I am aware that performance wise, the latest .net core versions have considerably narrowed down the performance gap to native code. Especially the whole ref-like thing (Span, etc) was a major breakthrough in performance.

lukasf commented 6 months ago

The main issue is that ffmpeg does not set any duration for live HLS streams. Neither on AVStream nor on AVFormatContext. Also during playback, durations are never set/updated. So to properly support this with ffmpeg, a patch would be needed, to (as an option) set durations for HLS also in case of live streams (use last available segment end time), and update the duration as new segments become available.

I don't think that seeking in live HLS streams is a big issue, because it already works without issues in non-live HLS streams. Makes sense to me, that a small patch is sufficient, if needed at all.

softworkz commented 6 months ago

a patch would be needed, to (as an option) set durations for HLS also in case of live streams (use last available segment end time), and update the duration as new segments become available.

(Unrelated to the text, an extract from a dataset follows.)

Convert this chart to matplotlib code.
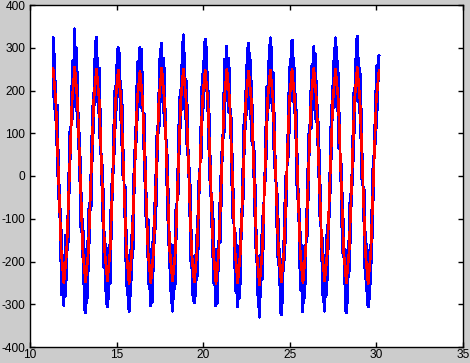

The last available segment doesn't have an end time, though.

What you need to do is to:

I had taken a quick look at the indicated patches and they don't appear to do anything like that...

lukasf commented 6 months ago

Oh yeah, I forgot about the start time. There is not even a field available in ffmpeg where this could be stored. That makes it even more difficult to bring this into ffmpeg.

The patch probably only solves some minor issue when performing a seek operation into live streams. But for all the rest, I guess they manually parse the stream to get the required info. There is just nothing there in ffmpeg.

softworkz commented 6 months ago

Yup, it would require some extensions to the HlsDemuxer or reading/consuming the playlist in parallel. That's why I said that this little patch they are referencing can't be the key (alone). But I haven't followed their own code yet to see what they are really doing.